O presidente peruano minimizou declarações contrárias
de quatro ministros do seu próprio gabinete e até de sua segunda vice-presidente, Lourdes Mendoza del Solar (há dois
vices no Peru). "Com a Justiça
peruana, poderíamos condenar
muitos inocentes", disse ela.
"São ministros de um governo eleito pelo povo, a quem foi
prometido levar esse tema ao
Congresso. Qualquer pessoa
sabe que, ainda que esteja contra, deve permitir que se cumpra uma promessa eleitoral",
rebateu García.
O abuso sexual contra crianças e adolescentes é apontado
como um dos principais problemas de segurança pública no
Peru. Dados do Ministério da
Mulher e do Desenvolvimento
Social estimam que, em média,
ocorrem 30 delitos desse tipo
por dia no país e que há cerca de
4.500 condenados por esse crime nos presídios peruanos.
A sensação de que se trata de
um crime disseminado é aumentada pelos populares tablóides sensacionalistas peruanos, que costumam dar bastante destaque a casos de abuso sexual contra crianças.

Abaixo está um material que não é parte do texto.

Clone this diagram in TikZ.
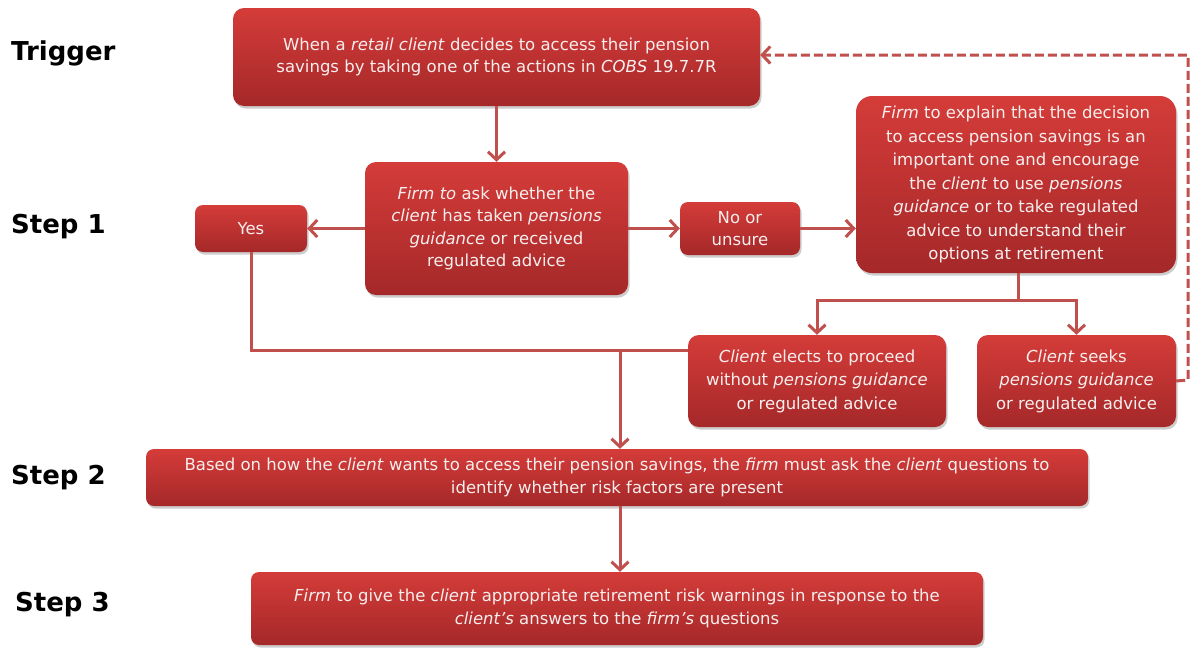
\documentclass[tikz,border=0pt]{standalone}
\usepackage{fontspec}
\setmainfont{DejaVu Sans}
\usetikzlibrary{arrows.meta,shadows}
\definecolor{boxtop}{HTML}{D43C39}
\definecolor{boxbot}{HTML}{A52829}
\definecolor{conn}{HTML}{C0504D}
\definecolor{txt}{HTML}{F7EEEE}
\tikzset{
  fbox/.style={rounded corners=11pt, top color=boxtop, bottom color=boxbot, draw=none,
    text=txt, align=center, inner sep=0pt,
    font=\fontsize{16.5}{22.5}\selectfont,
    drop shadow={opacity=0.4, shadow xshift=1.5pt, shadow yshift=-2.5pt}},
  loosebox/.style={fbox, font=\fontsize{16.5}{23.5}\selectfont},
  steplabel/.style={anchor=west, font=\bfseries\fontsize{26}{28}\selectfont, text=black, inner sep=0pt},
  conline/.style={draw=conn, line width=3pt},
  conarrow/.style={conline, -{Straight Barb[length=8pt,width=17pt,line width=3pt]}},
}
\begin{document}
\begin{tikzpicture}[x=1pt,y=-1pt]
\useasboundingbox (0,0) rectangle (1191,648);
\fill[white] (0,0) rectangle (1191,648);

% step labels
\node[steplabel] (lt) at (11,53) {Trigger};
\node[steplabel] (l1) at (11,227) {Step 1};
\node[steplabel] (l2) at (11,478) {Step 2};
\node[steplabel] (l3) at (15,605) {Step 3};

% boxes
\node[fbox, minimum width=527pt, minimum height=98pt] (trig) at (496.5,57)
  {When a \textit{retail client} decides to access their pension\\savings by taking one of the actions in \textit{COBS} 19.7.7R};
\node[fbox, minimum width=263pt, minimum height=133pt] (q) at (496.5,228.5)
  {\textit{Firm to} ask whether the\\\textit{client} has taken \textit{pensions}\\\textit{guidance} or received\\regulated advice};
\node[fbox, rounded corners=8pt, minimum width=112pt, minimum height=47pt] (yes) at (251,228.5) {Yes};
\node[fbox, rounded corners=8pt, minimum width=120pt, minimum height=53pt] (no) at (740,228.5) {No or\\unsure};
\node[loosebox, rounded corners=16pt, minimum width=320pt, minimum height=177pt] (expl) at (1016,184.5)
  {\textit{Firm} to explain that the decision\\to access pension savings is an\\important one and encourage\\the \textit{client} to use \textit{pensions}\\\textit{guidance} or to take regulated\\advice to understand their\\options at retirement};
\node[loosebox, minimum width=258pt, minimum height=92pt] (elect) at (817,381)
  {\textit{Client} elects to proceed\\without \textit{pensions guidance}\\or regulated advice};
\node[loosebox, minimum width=199pt, minimum height=92pt] (seek) at (1076.5,381)
  {\textit{Client} seeks\\\textit{pensions guidance}\\or regulated advice};
\node[fbox, rounded corners=8pt, minimum width=942pt, minimum height=57pt] (s2) at (617,477.5)
  {Based on how the \textit{client} wants to access their pension savings, the \textit{firm} must ask the \textit{client} questions to\\identify whether risk factors are present};
\node[fbox, rounded corners=8pt, minimum width=732pt, minimum height=73pt] (s3) at (617,608.5)
  {\textit{Firm} to give the \textit{client} appropriate retirement risk warnings in response to the\\\textit{client's} answers to the \textit{firm's} questions};

% helper coordinates
\coordinate (split) at (1018,300);
\coordinate (join) at (620,350);
\coordinate (dashR) at (1188,380);
\coordinate (dashT) at (1188,55);

% connectors
\draw[conarrow] (trig.south) -- (q.north);
\draw[conarrow] (q.west) -- (yes.east);
\draw[conarrow] (q.east) -- (no.west);
\draw[conarrow] (no.east) -- (expl.west |- no.east);
\draw[conline] (expl.south -| split) -- (split);
\draw[conarrow] (split) -| (elect.north);
\draw[conarrow] (split) -| (seek.north);
\draw[conline] (yes.south) |- (elect.west |- join);
\draw[conarrow] (join) -- (s2.north -| join);
\draw[conarrow] (s2.south -| join) -- (s3.north -| join);
\draw[conarrow, dash pattern=on 9pt off 4pt] (seek.east) -- (dashR) -- (dashT) -- (trig.east |- dashT);
\end{tikzpicture}
\end{document}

Segundo
uma pesquisa citada recentemente pelo próprio García,
85% dos peruanos aprovam a
pena de morte para esse crime.
Por outro lado, opositores ao
projeto no Peru têm citado outra estatística oficial, segundo a
qual 76% dos casos são cometidos por alguém do entorno familiar. Desses, 56% são pais ou
padrastos. A aplicação da pena
de morte, avaliam, acarretaria
ainda mais problemas familiares a essas crianças.
A pena de morte no Peru foi
praticamente abolida em 1979,
ficando restrita apenas a "traidores da pátria" durante períodos de guerra.
Discussão jurídica
Para aprovar a pena de morte, García conta até agora com o
apoio do seu partido, o Apra, e
dos fujimoristas, respectivamente a segunda (36) e a quarta
(13) maior bancada do Congresso, que é unicameral.
É pouco para uma reforma
constitucional que, além de
aprovar a pena de morte, terá
de tirar o Peru da competência
da Convenção Interamericana
sobre Direitos Humanos. Esse
tratado, do qual o Peru é signatário, impede que se restabeleça a pena de morte em países
que a aboliram.
Uma reforma constitucional
precisa de 81 dos 120 votos em
duas legislaturas seguidas.
Os partidários de García têm
sugerido o melhor caminho é
que o Peru rechace parte da
convenção para aprovar a pena
de morte. "Com quem queremos ter problemas? Com a sociedade que exige resposta ou
com a Corte Internacional de
Direitos Humanos?", afirmou o
parlamentar do Apra Maurício
Mulder, um dos principais porta-vozes governistas.
O projeto de García e a intenção de sair da convenção têm
provocado críticas também no
exterior. Na quinta-feira, a Federação Internacional dos Direitos Humanos disse que a
medida "iria de encontro com a
tendência atual de abolição da
pena de morte no mundo" e
exortou o governo peruano a
cumprir os tratados internacionais de direitos humanos.